La llegada de Mas en helicóptero al Parlament es una muestra de la impotencia y la prepotencia de la política

Ahora, con un Estado de derecho a pleno rendimiento, estamos asistiendo a la lapidación mediática, a la criminalización sin matices de todo un movimiento, que tiene raíces no solo en una simple crisis económica, sino en una crisis del sistema con argumentos de mucho calado. Buena parte de la ciudadanía está de acuerdo en que hemos vivido por encima de nuestras posibilidades, pero opina que ha habido un reparto injusto de responsabilidades. España hace los deberes que ordena Europa, siguiendo la receta de quienes Krugman denomina fanáticos del dolor, aquellos capaces de sacrificarlo todo al altar del sistema financiero en perjuicio de la mayoría de los ciudadanos, a la espera de que nos visite el hada de la confianza en los mercados. Los Gobiernos hacen los deberes ordenados, adulteran sus programas electorales y los resultados son imperceptibles cuando no frustrantes para la sociedad. Se pervierte la política y se provoca una desconfianza preocupante en los partidos, hasta tal punto que, opinadores a parte, un sector nada despreciable de la ciudadanía no ve con malos ojos el injustificable acoso y la violencia ejercida el pasado miércoles contra los representantes de la soberanía popular en los accesos al Parlament. Vivimos una crisis sistémica y estamos ante un movimiento, el del 15-M, nuevo, horizontal, sin cabezas visibles que se asemeja a la multiplicidad antaño expresada por el anarquismo catalán. Y eso supone muchos registros. Con todo, los violentos del movimiento en Barcelona deberían aprender y tomar buena nota de la protesta cívica y pacífica del resto de sus compañeros o de sus colegas valencianos, que tienen motivos sobrados para estar superindignados. El día en que se concentraron ante las Cortes valencianas, en el hemiciclo tomaron posesión de sus cargos 10 diputados imputados por corrupción y aupados por un arrollador voto popular.
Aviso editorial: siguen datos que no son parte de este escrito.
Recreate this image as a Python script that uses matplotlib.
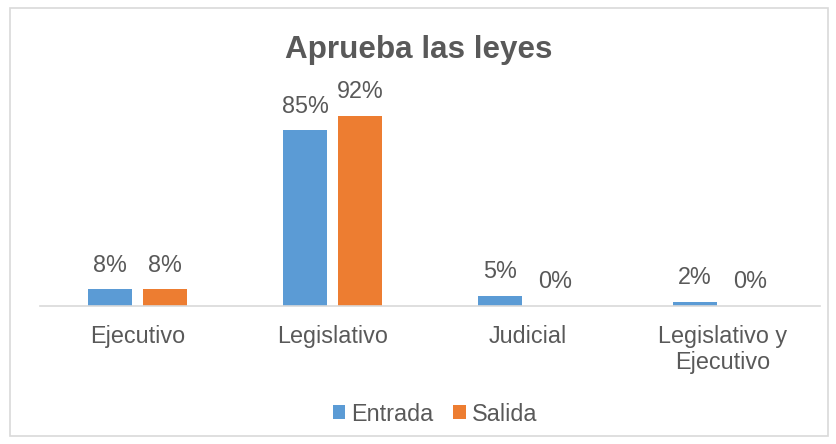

En la capital catalana el pasado miércoles sobró violencia y coacción y faltó dispositivo policial. La llegada de Mas y buena parte de su Gobierno en helicóptero al Parlament fue la expresión de la impotencia y la prepotencia de la política, sin reparar en gastos. Parece que en el terreno del orden público, el consejero de Interior, Felip Puig, no halla la anhelada centralidad, ante una oposición muda. Amante del maniqueísmo de manual, Puig prefiere reeditar la pugna entre "buenos y malos", esa simplificación que tanto le gustaba al obispo Torres i Bages durante la Setmana Tràgica y que tanto preocupaba al Joan Maragall de La Ciutat del Perdó. Si algo se aprende en democracia es que además del blanco y el negro hay infinitos tonos grises.